Retail real estate is more closely tied to the housing market than other commercial-property types. As a result, retail landlords feasted in recent years on rapidly expanding tenants and easy financing as carefree shoppers spent their home equity with abandon. Some 145 million square feet of new shopping-center, mall and other retail space was built in the top 54 markets last year, with another 123 million square feet in the pipeline this year, according to Property & Portfolio Research. In comparison, the annual average between 2000 and 2006 was 118 million square feet.
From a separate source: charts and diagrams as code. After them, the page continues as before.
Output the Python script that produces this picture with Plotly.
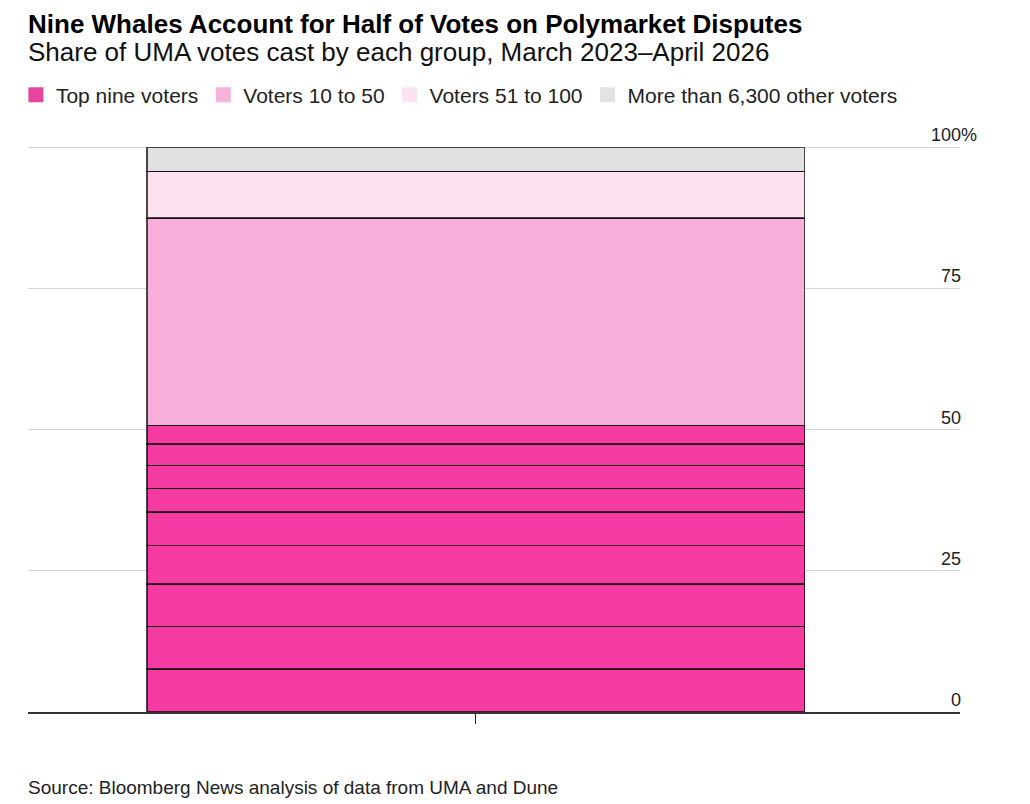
import plotly.graph_objects as go

# Share of UMA votes (%)
top_nine = [7.6, 7.6, 7.5, 6.8, 5.9, 4.2, 4.1, 3.8, 3.3]  # whales, biggest first (bottom of stack)
voters_10_50 = 36.7
voters_51_100 = 8.3
other_voters = 4.2

groups = ["Top nine voters", "Voters 10 to 50", "Voters 51 to 100", "More than 6,300 other voters"]
colors = ["#f53ba2", "#f8afd9", "#fde1ef", "#e1e1e1"]
legend_colors = ["#e8449f", "#f6b3da", "#fbe3ef", "#e3e3e3"]

y_ticks = [0, 25, 50, 75, 100]
y_ticktext = ["0", "25", "50", "75", "100%"]

FONT = "Liberation Sans, Arial, sans-serif"
outline = dict(color="rgba(0,0,0,0.7)", width=1.4)

# plot area: 704 - 117 = 587 px tall
PLOT_TOP, PLOT_BOTTOM = 117, 704
PLOT_W = 1030 - 20 - 78
def py(y):  # figure pixel -> paper y
    return (PLOT_BOTTOM - y) / (PLOT_BOTTOM - PLOT_TOP)

fig = go.Figure()

# one trace per whale so each gets its own outlined segment
for v in top_nine:
    fig.add_trace(go.Bar(x=[0], y=[v], width=1, marker=dict(color=colors[0], line=outline),
                         showlegend=False, hoverinfo="skip"))

for v, c in zip([voters_10_50, voters_51_100, other_voters], colors[1:]):
    fig.add_trace(go.Bar(x=[0], y=[v], width=1, marker=dict(color=c, line=outline),
                         showlegend=False, hoverinfo="skip"))

# legend entries (plain squares, no outline)
for name, c in zip(groups, legend_colors):
    fig.add_trace(go.Scatter(x=[None], y=[None], mode="markers", name=name,
                             marker=dict(symbol="square", size=15, color=c)))

# hide the % on all but the top label while keeping the numbers aligned
pad = "<span style='color:rgba(0,0,0,0)'>%</span>"
ticktext = [t if t.endswith("%") else t + pad for t in y_ticktext]

left = -2 / PLOT_W

fig.update_layout(
    width=1030, height=804,
    barmode="stack",
    plot_bgcolor="white", paper_bgcolor="white",
    margin=dict(l=20, r=78, t=PLOT_TOP, b=804 - PLOT_BOTTOM, autoexpand=False),
    font=dict(family=FONT, color="#1a1a1a"),
    legend=dict(orientation="h", traceorder="normal", x=-0.013, xanchor="left",
                y=py(87), yanchor="middle",
                font=dict(size=21, color="#222222"), itemclick=False),
    xaxis=dict(range=[-0.681, 0.736], tickvals=[0], showticklabels=False,
               ticks="outside", ticklen=10, tickcolor="#222222", tickwidth=1.2,
               showgrid=False, zeroline=False, showline=True, linecolor="#333333", linewidth=1.5),
    yaxis=dict(range=[0, 104], side="right", tickvals=y_ticks, ticktext=ticktext,
               ticklabelposition="inside top", ticklabelstandoff=-20,
               showgrid=True, gridcolor="#d6d6d6", gridwidth=1, zeroline=False,
               ticks="", tickfont=dict(size=18, color="#222222")),
    annotations=[
        dict(text="<b>Nine Whales Account for Half of Votes on Polymarket Disputes</b>",
             xref="paper", yref="paper", x=left, y=py(15.5), xanchor="left", yanchor="middle",
             showarrow=False, font=dict(size=26, color="#000000")),
        dict(text="Share of UMA votes cast by each group, March 2023\u2013April 2026",
             xref="paper", yref="paper", x=left, y=py(43.5), xanchor="left", yanchor="middle",
             showarrow=False, font=dict(size=26, color="#111111")),
        dict(text="Source: Bloomberg News analysis of data from UMA and Dune",
             xref="paper", yref="paper", x=left, y=py(779), xanchor="left", yanchor="middle",
             showarrow=False, font=dict(size=19, color="#222222")),
    ],
)

fig.write_html("out.html")
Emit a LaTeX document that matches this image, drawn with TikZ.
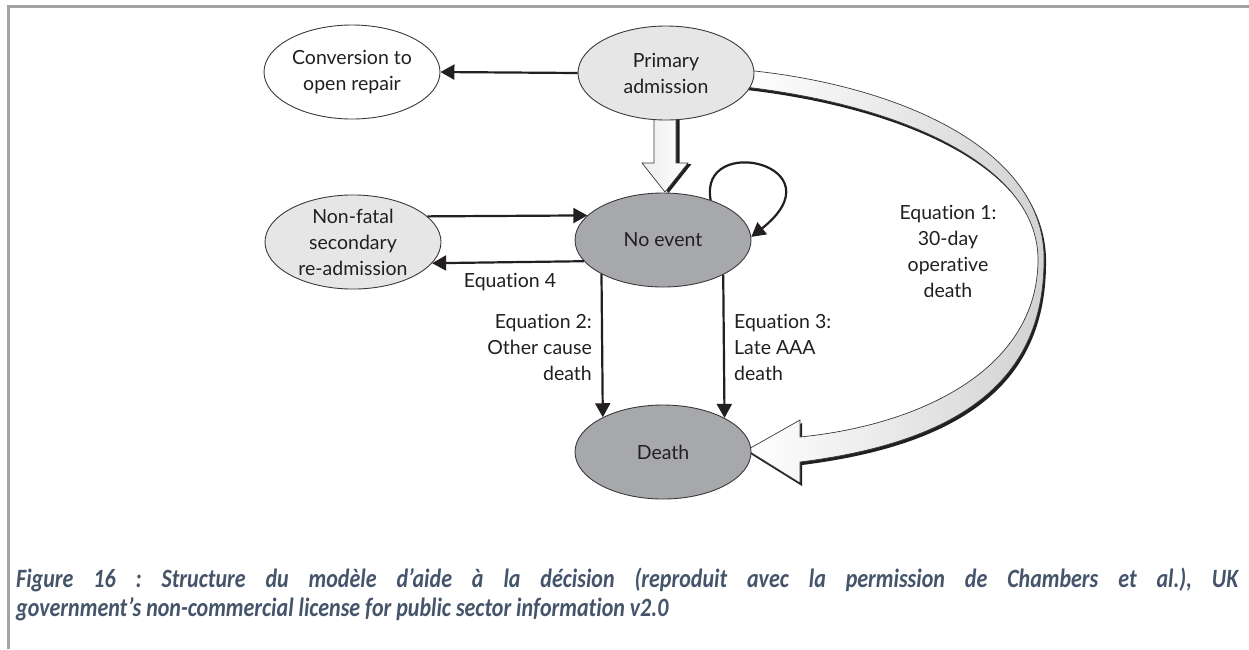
\documentclass[tikz,border=0pt]{standalone}
\usepackage{fontspec}
\setmainfont{Lato}[Ligatures=NoCommon]
\newfontfamily\capfont{Carlito}[Ligatures=NoCommon]
\usetikzlibrary{shapes.geometric,arrows.meta}
\definecolor{txt}{HTML}{231F20}
\definecolor{lightfill}{HTML}{E6E6E7}
\definecolor{darkfill}{HTML}{A7A8AB}
\definecolor{edgecol}{HTML}{3A3A3A}
\definecolor{bordergray}{HTML}{A3A3A3}
\definecolor{capcol}{HTML}{44546A}
\pgfdeclarelayer{bg}
\pgfsetlayers{bg,main}
\tikzset{
  state/.style={ellipse, draw=edgecol, line width=0.9pt, minimum width=176pt,
    minimum height=94pt, inner sep=0pt, align=center, text=txt,
    font=\fontsize{19.5}{26}\selectfont},
  conn/.style={line width=2.2pt, draw=txt, -{Triangle[length=14pt,width=15pt]}},
  lbl/.style={text=txt, inner sep=0pt, font=\fontsize{19.5}{26}\selectfont},
  fatshadow/.style={fill=txt},
  fatbody/.style={left color=lightfill!70, right color=white, draw=edgecol, line width=0.7pt},
}
\def\downarrowpath{(654,110) -- (676,110) -- (676,163) -- (688,163) -- (665,192) -- (642,163) -- (654,163) -- cycle}
\def\ribbonpath{(745,70) .. controls (900,85) and (1047,150) .. (1044,262)
  .. controls (1043,370) and (975,440) .. (800,462)
  -- (800,483) -- (747,450) -- (800,420) -- (800,437)
  .. controls (920,425) and (1036,370) .. (1038,262)
  .. controls (1040,165) and (900,105) .. (745,87) -- cycle}
\begin{document}
\begin{tikzpicture}[x=1pt,y=-1pt]
\useasboundingbox (0,0) rectangle (1249,649);

% states
\node[state, fill=white] (conv) at (352,72) {Conversion to\\open repair};
\node[state, fill=lightfill] (prim) at (666,73) {Primary\\admission};
\node[state, fill=lightfill] (nonfatal) at (353,242) {Non-fatal\\secondary\\re-admission};
\node[state, fill=darkfill] (noev) at (663,240) {No event};
\node[state, fill=darkfill] (death) at (663,452) {Death};

% background, border and fat arrows (behind the states)
\begin{pgfonlayer}{bg}
  \fill[white] (0,0) rectangle (1249,649);
  \draw[line width=3pt, bordergray] (8.5,649) -- (8.5,6) -- (1249,6);
  \fill[fatshadow, shift={(3.5,1)}] \downarrowpath;
  \path[fatbody] \downarrowpath;
  \fill[fatshadow, shift={(2,3)}] \ribbonpath;
  \path[left color=white, right color=lightfill!80!gray, draw=edgecol, line width=0.7pt] \ribbonpath;
\end{pgfonlayer}

% connectors
\draw[conn] (prim.west) -- (conv.east);
\draw[conn] (nonfatal.19.6) -- (noev.162.4);
\draw[conn] (noev.195.8) -- (nonfatal.345.9);
\draw[conn] (noev.209.8) -- (death.150.2);
\draw[conn] (noev.330.2) -- (death.29.8);
\draw[conn] (noev.40) .. controls (698,132) and (842,165) .. (noev.2);

% labels
\node[lbl] (eq4) at (510,282) {Equation 4};
\node[lbl, anchor=east, align=right] (eq2) at (592,347) {Equation 2:\\Other cause\\death};
\node[lbl, anchor=west, align=left] (eq3) at (734,347) {Equation 3:\\Late AAA\\death};
\node[lbl, align=center] (eq1) at (948,251) {Equation 1:\\30-day\\operative\\death};

% caption
\node[anchor=north west, transform shape, yscale=1.2, text width=1222pt, align=justify, inner sep=0pt, text=capcol,
  font=\capfont\bfseries\itshape\fontsize{22}{23.5}\selectfont\frenchspacing] (cap) at (16,568)
  {Figure 16 : Structure du modèle d’aide à la décision (reproduit avec la permission de Chambers et al.), UK\linebreak government’s non-commercial license for public sector information v2.0};
\end{tikzpicture}
\end{document}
What's interesting about that is looking at the stats from various data providers actually illustrates very different assessments of the situation. PPR's data indicates a peak. Data from CoStar also shows a 25-year peak. The firm estimates 188.2 million square feet of deliveries in 2007--33 million square feet greater than the previous peak reached in 1988. Reis Inc., however, has much, much different data. The firm says completions in 2007 were only about half the delivery levels reached in the 1980s.
I'm not exactly sure what to make of that, but I do think it would affect your outlook massively if you thought the development cycle was at a peak or not. If you think 2007 was the biggest year for retail development ever, then you're going to be more concerned about overbuilding than if you think the industry had been much more restrained about its growth.
Another important factor, I think, is that most observers don't realize that retail sales and retail rents have no direct correlation. Most retailers pay fixed rents, only kicking in a percentage of sales if they have really, really good years. Further, most retailers are signing long-term leases–5 years or more. While it's certainly not great to have dark stores, the rent, in some cases, will still be coming in.
Overall, while the sector faces challenges, from our view it's far from a doom and gloom scenario.